“Jjadi kalau dari sisi PLTU, misalnya untuk jangka pendek, kami melakukan co-firing dengan biomassa dengan persentase sekitar 10%. Namun, kalau untuk mencapai NZE [net zero emission atau nol emisi karbon], co-firing bisa dilakukan bukan hanya dengan biomassa tetapi amonia,” katanya.
Dia menambahkan PLN juga memiliki 3—4 skenario untuk transisi energi. Salah satunya adalah dengan tidak melakukan suntik mati keseluruhan PLTU batu bara milik perusahaan.
“[Hanya] sebagian dari PLTU [yang akan dipensiunkan]. Tidak semua kami pensiunkan, tetapi ada yang kami pertahankan disertai dengan teknologi co-firing, amonia, CCUS dan gas. PLTGU [pembangkit listrik tenaga gas dan uap] kami tidak dipensiunkan, tetapi kami gunakan co-firing dengan hidrogen,” ujarnya.
Di sisi lain, Kementerian Energi dan Sumber Daya Mineral (ESDM) masih belum bisa memastikan berapa biaya yang harus dikeluarkan untuk “menyuntik mati” PLTU Cirebon 1 sebagai langkah agresif menghadapi perubahan iklim.

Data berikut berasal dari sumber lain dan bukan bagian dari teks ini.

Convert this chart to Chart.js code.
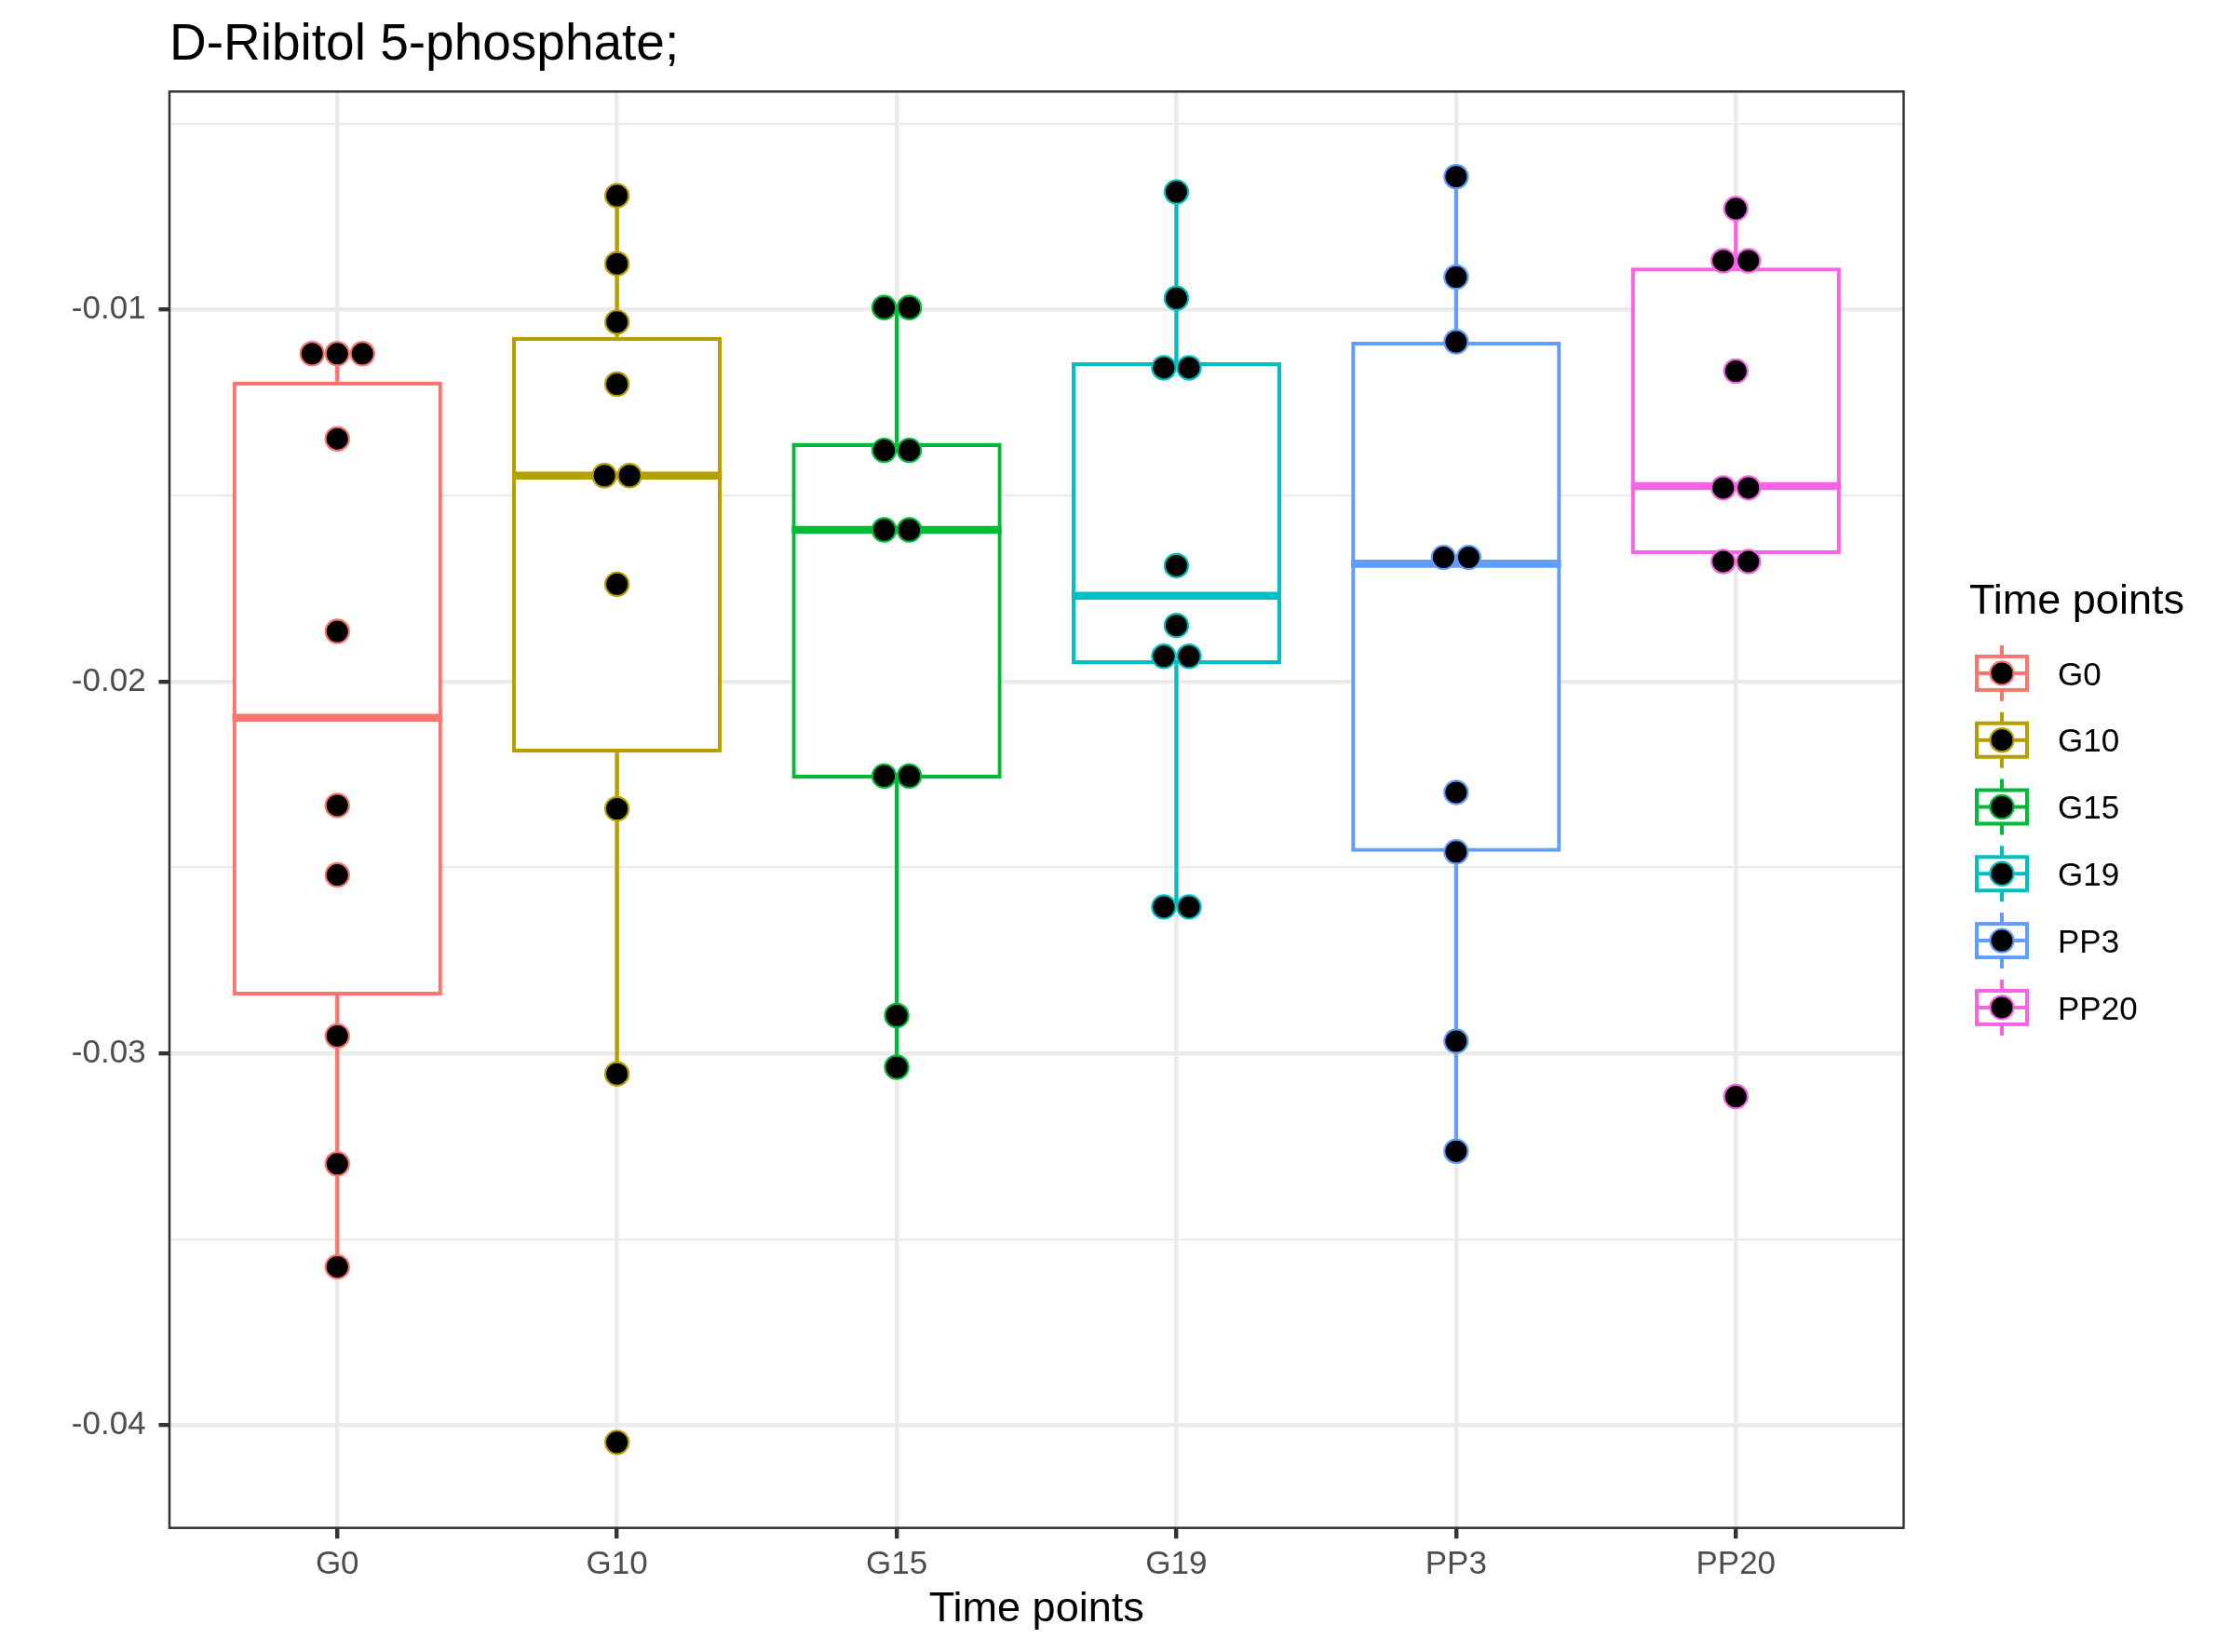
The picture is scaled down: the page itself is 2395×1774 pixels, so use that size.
<!DOCTYPE html>
<html>
  <head>
    <meta charset="utf-8" />
    <title>D-Ribitol 5-phosphate;</title>
    <style>
      html, body { margin: 0; padding: 0; background: #ffffff; }
      #wrap { width: 2395px; height: 1774px; }
    </style>
  </head>
  <body>
    <div id="wrap"><canvas id="boxChart" width="2395" height="1774"></canvas></div>

    <script src="https://cdn.jsdelivr.net/npm/chart.js"></script>
    <script>
      // groups on the x axis
      var categories = ["G0", "G10", "G15", "G19", "PP3", "PP20"];

      // dots of each group
      var G0 = [-0.01118, -0.01118, -0.01118, -0.01347, -0.01865, -0.02333, -0.0252, -0.02953, -0.03297, -0.03574];
      var G10 = [-0.00693, -0.00876, -0.01033, -0.012, -0.01446, -0.01446, -0.01738, -0.02342, -0.03055, -0.04046];
      var G15 = [-0.00994, -0.00994, -0.01378, -0.01378, -0.01592, -0.01592, -0.02254, -0.02254, -0.02898, -0.03037];
      var G19 = [-0.00683, -0.00969, -0.01156, -0.01156, -0.01688, -0.01849, -0.01932, -0.01932, -0.02606, -0.02606];
      var PP3 = [-0.00642, -0.00912, -0.01086, -0.01666, -0.01666, -0.02298, -0.02458, -0.02967, -0.03263];
      var PP20 = [-0.00728, -0.00868, -0.00868, -0.01165, -0.01479, -0.01479, -0.01677, -0.01677, -0.03116];

      // box statistics, same order as categories
      var whiskerLow = [-0.03574, -0.03055, -0.03037, -0.02606, -0.03263, -0.01657];
      var q1 = [-0.02844, -0.02191, -0.02261, -0.01953, -0.02458, -0.01657];
      var median = [-0.02097, -0.01446, -0.01592, -0.01769, -0.01683, -0.01474];
      var q3 = [-0.01193, -0.01073, -0.01358, -0.01141, -0.01086, -0.00886];
      var whiskerHigh = [-0.01118, -0.00693, -0.00994, -0.00683, -0.00642, -0.00728];

      // y axis ticks
      var yMajorTicks = [-0.04, -0.03, -0.02, -0.01];
      var yMinorTicks = [-0.035, -0.025, -0.015, -0.005];

      var groups = [G0, G10, G15, G19, PP3, PP20];
      var colors = ["#F8766D", "#B79F00", "#00BA38", "#00BFC4", "#619CFF", "#F564E3"];
      var boxWidth = 0.75;  // in category units
      var dotStep = 0.09;   // sideways step between dots of one bin
      var fontFamily = '"Liberation Sans", Arial, sans-serif';

      Chart.defaults.font.family = fontFamily;

      // dots with the same value sit side by side, centred on the group
      function spread(values, i) {
        var count = {};
        var placed = {};
        values.forEach(function (v) { count[v] = (count[v] || 0) + 1; });
        return values.map(function (v) {
          var k = placed[v] || 0;
          placed[v] = k + 1;
          return { x: i + (k - (count[v] - 1) / 2) * dotStep, y: v };
        });
      }

      var datasets = [];

      // dots on top
      groups.forEach(function (vals, i) {
        datasets.push({
          type: "scatter",
          label: categories[i],
          data: spread(vals, i),
          pointRadius: 12.6,
          pointHoverRadius: 12.6,
          pointBorderWidth: 2.2,
          pointBackgroundColor: "#000000",
          pointBorderColor: colors[i],
          order: 0,
        });
      });

      // whiskers and medians
      categories.forEach(function (c, i) {
        datasets.push({
          type: "line",
          label: c + " whiskers",
          data: [
            { x: i, y: q3[i] },
            { x: i, y: whiskerHigh[i] },
            { x: i, y: null },
            { x: i, y: q1[i] },
            { x: i, y: whiskerLow[i] },
          ],
          borderColor: colors[i],
          borderWidth: 4.3,
          pointRadius: 0,
          spanGaps: false,
          order: 1,
        });
        datasets.push({
          type: "line",
          label: c + " median",
          data: [
            { x: i - boxWidth / 2, y: median[i] },
            { x: i + boxWidth / 2, y: median[i] },
          ],
          borderColor: colors[i],
          borderWidth: 8.6,
          pointRadius: 0,
          order: 1,
        });
      });

      // boxes underneath
      datasets.push({
        type: "bar",
        label: "boxes",
        data: categories.map(function (c, i) { return { x: i, y: [q1[i], q3[i]] }; }),
        backgroundColor: "#ffffff",
        borderColor: colors,
        borderWidth: 4.3,
        borderSkipped: false,
        barPercentage: boxWidth,
        categoryPercentage: 1,
        grouped: false,
        order: 2,
      });

      function isMajor(v) {
        return yMajorTicks.indexOf(v) !== -1;
      }

      // ggplot style frame round the panel
      var panelBorder = {
        id: "panelBorder",
        afterDraw: function (chart) {
          var a = chart.chartArea;
          var ctx = chart.ctx;
          ctx.save();
          ctx.strokeStyle = "#333333";
          ctx.lineWidth = 2.5;
          ctx.strokeRect(a.left, a.top, a.right - a.left, a.bottom - a.top);
          ctx.restore();
        },
      };

      // legend with box keys, right of the panel
      var boxLegend = {
        id: "boxLegend",
        afterDraw: function (chart) {
          var a = chart.chartArea;
          var ctx = chart.ctx;
          var midY = (a.top + a.bottom) / 2;
          ctx.save();
          ctx.fillStyle = "#000000";
          ctx.textBaseline = "alphabetic";
          ctx.font = "45px " + fontFamily;
          ctx.fillText("Time points", a.right + 70.5, midY - 210.9);
          ctx.font = "35px " + fontFamily;
          categories.forEach(function (c, i) {
            var cx = a.right + 105.5;
            var cy = midY - 146.6 + i * 71.8;
            ctx.strokeStyle = colors[i];
            ctx.lineWidth = 4;
            ctx.beginPath();
            ctx.moveTo(cx, cy - 30);
            ctx.lineTo(cx, cy + 30);
            ctx.stroke();
            ctx.fillStyle = "#ffffff";
            ctx.fillRect(cx - 27, cy - 18, 54, 36);
            ctx.strokeRect(cx - 27, cy - 18, 54, 36);
            ctx.beginPath();
            ctx.moveTo(cx - 27, cy);
            ctx.lineTo(cx + 27, cy);
            ctx.stroke();
            ctx.beginPath();
            ctx.arc(cx, cy, 12.6, 0, Math.PI * 2);
            ctx.fillStyle = "#000000";
            ctx.fill();
            ctx.lineWidth = 2.2;
            ctx.stroke();
            ctx.fillStyle = "#000000";
            ctx.fillText(c, a.right + 165.5, cy + 12.7);
          });
          ctx.restore();
        },
      };

      var ctx = document.getElementById("boxChart").getContext("2d");
      var chart = new Chart(ctx, {
        type: "scatter",
        data: { datasets: datasets },
        plugins: [panelBorder, boxLegend],
        options: {
          responsive: false,
          devicePixelRatio: 1,
          animation: false,
          events: [],
          layout: { padding: { left: 0, right: 350.5, top: 0, bottom: 0 } },
          plugins: {
            legend: { display: false },
            tooltip: { enabled: false },
            title: {
              display: true,
              text: "D-Ribitol 5-phosphate;",
              align: "start",
              fullSize: false,
              color: "#000000",
              font: { size: 55, weight: "normal", lineHeight: 1.2 },
              padding: { top: 15.5, bottom: 16.8 },
            },
          },
          scales: {
            x: {
              type: "linear",
              min: -0.6,
              max: 5.6,
              offset: false,
              afterBuildTicks: function (axis) {
                axis.ticks = categories.map(function (c, i) { return { value: i }; });
              },
              afterFit: function (axis) { axis.height = 133.3; },
              ticks: {
                autoSkip: false,
                maxRotation: 0,
                padding: 7.5,
                color: "#4D4D4D",
                font: { size: 35 },
                callback: function (value) { return categories[value]; },
              },
              grid: {
                offset: false,
                color: "#EBEBEB",
                lineWidth: 4.4,
                drawTicks: true,
                tickLength: 11.5,
                tickWidth: 4.4,
                tickColor: "#333333",
              },
              border: { display: false },
              title: {
                display: true,
                text: "Time points",
                color: "#000000",
                font: { size: 45, lineHeight: 1.2 },
                padding: { top: 0, bottom: 18.5 },
              },
            },
            y: {
              type: "linear",
              min: -0.04276,
              max: -0.00413,
              beginAtZero: false,
              afterBuildTicks: function (axis) {
                axis.ticks = yMajorTicks.concat(yMinorTicks)
                  .sort(function (a, b) { return a - b; })
                  .map(function (v) { return { value: v }; });
              },
              afterFit: function (axis) { axis.width = 182; },
              ticks: {
                autoSkip: false,
                padding: 13.9,
                color: "#4D4D4D",
                font: { size: 35 },
                callback: function (value) { return isMajor(value) ? value.toFixed(2) : ""; },
              },
              grid: {
                color: "#EBEBEB",
                lineWidth: function (c) { return c.tick && isMajor(c.tick.value) ? 4.4 : 2.2; },
                tickLength: 11.5,
                tickWidth: 4.4,
                tickColor: function (c) { return c.tick && isMajor(c.tick.value) ? "#333333" : "rgba(0,0,0,0)"; },
              },
              border: { display: false },
            },
          },
        },
      });
    </script>
  </body>
</html>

Sekretaris Jenderal Kementerian ESDM Rida Mulyana menyebut kementerian sudah menghitung berapa biaya yang dibutuhkan untuk memensiunkan PLTU Cirebon 1 dan menggantikannya dengan pembangkit listrik berbasis EBT. Demikian halnya dengan keuntungan berupa penghematan biaya operasional apabila PLTU tersebut digantikan dengan pembangkit listrik berbasis EBT.
“Kalau dari kita, perhitungannya berapa yang dihemat [biaya operasionalnya]. Kita sudah punya [hitungannya] juga untuk eksekusinya. Namun, eksekusinya bagaimana? Siapa [yang membiayai] dan darimana [dananya]?” katanya ketika ditemui usai acara di The Westin Hotel, Jakarta Selatan ( 9/5/2023).
Lebih lanjut, Rida mengatakan Kementerian ESDM sudah menyiapkan opsi pendanaan untuk memensiunkan PLTU Cirebon 1. Opsi yang dimaksud antaranya adalah pendanaan oleh Bank Pembangunan Asia atau Asian Development Bank (ADB) dengan nilai mencapai US$250 juta—US$300 juta lewat Energy Transition Mechanism (ETM).
Di sisi lain, Rida mengungkapkan ESDM juga menyiapkan kandidat lain selain PLTU Cirebon 1 yang akan dipensiunkan dalam waktu dekat. PLTU yang dimaksud adalah PLTU Pelabuhan Ratu dan PLTU Cilacap.
“Nah yang akan didahulukan itu PLTU milik Independent Power Producer (IPP) atau swasta tetapi bersyarat. PLTU Cirebon itu yang early retirement,” tuturnya.
Sekadar catatan, menurut sebuah penelitian oleh Institute for Essential Services Reform (IESR) dan University of Maryland pada akhir 2022, setidaknya terdapat total 12 pembangkit listrik bertenaga batu bara yang layak untuk dipensiunkan dalam waktu dekat.
Kedua belas PLTU berbasis batu bara tersebut a.l. Bangka Baru di Bangka-Belitung dengan kapasitas 60 MW, Banten Suralaya di Banten dengan kapasitas 1.600 MW, Merak di Banten dengan Kapasitas 120 MW, dan Cilacap Sumber di Jawa Tengah dengan kapasitas 600 MW.
Lalu, PLN Paiton di Jawa Timur dengan kapasitas 800 MW, Tarahan di Lampung dengan kapasitas 100 MW, Asam-Asam di Kalimantan Selatan dengan kapastas 260 MW, dan Tabalog di Kalimantan Selatan dengan kapasitas 200 MW.
Kemudian, Tabalong Wisesa di Kalimantan Selatan dengan kapasitas 60 MW, Bukit Asam Muara Enim di Sumatera Selatan dengan kapasitas 260 MW, Cikarang Babelan di Jawa Barat dengan kapasitas 280 MW, serta Ombilin di Sumatra Barat dengan kapasitas 200 MW.
Riset tersebut juga memantau sebanyak 72 armada batu bara berkapasitas 43,4 GW yang terhubung ke jaringan listrik PLN.